Devenue une admiratrice inconditionnelle de LEPROUS il y a moins d’un an de cela, c’était avec impatience que j’attendais de voir le groupe en action. Bien sûr, les trente-cinq minutes de leur set passent à une allure folle. Le groupe, acclamé dès leur apparition, s’approprie la scène sur une musique atmosphérique sombre, avant que retentisse Foe, seul titre issu de « Coal » (2013). S’il propose un tempo cognant, en plus d’un refrain transcendant, la composition a l’avantage de révéler dès les premières secondes la puissance et la beauté de la voix d’Einar Solberg, également claviériste et compositeur principal du groupe. Qui prétendra être resté de marbre à l’écoute de ce charismatique personnage, en particulier ceux qui découvrent à peine les Norvégiens ce soir ? Aussi, nous avons la chance de bénéficier d’un son limpide, nous permettant de savourer sa performance vocale dans les meilleures conditions.
Leprous
L’identité austère du groupe, relativement statique et peu loquace, est accentuée par une absence des spots frontaux et une bonne quantité de fumée, mettant ainsi en valeur les silhouettes des musiciens.

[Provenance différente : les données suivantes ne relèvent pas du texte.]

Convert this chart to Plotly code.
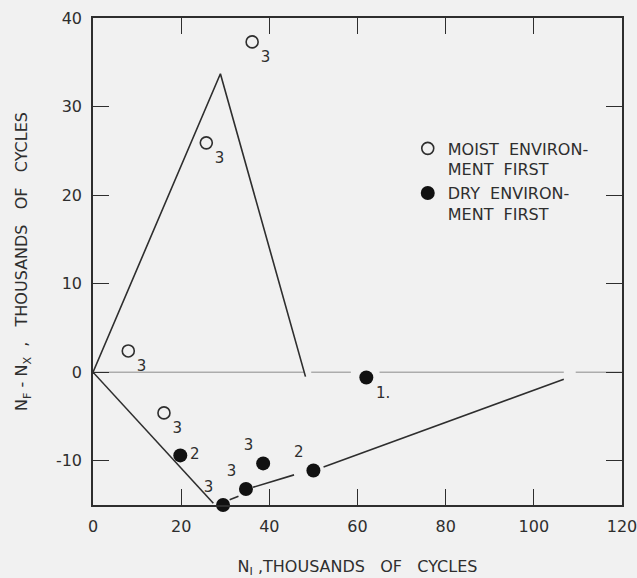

La setlist favorisera le dernier album, « The Congregation » (2015). The Price (qui n’est pas sans rappeler les Islandais d’AGENT FRESCO), avec sa structure simple, ses couplets minimalistes et son refrain plus explosif, est clairement taillé pour le live. Les mélodies puissantes et entêtantes de Third Law et The Flood captivent, tandis que l’on se délecte de la montée en puissance de ce fameux chef-d’œuvre intitulé Rewind… Malheureusement, les horaires de passage étant stricts, LEPROUS a dû se résoudre à tronquer les deux dernières minutes du titre, générant une frustration sans pareille chez ceux qui, comme moi, attendaient de pied ferme la fin chaotique du morceau ! Le superbe Slave achève quant à lui le set avec force et mélancolie.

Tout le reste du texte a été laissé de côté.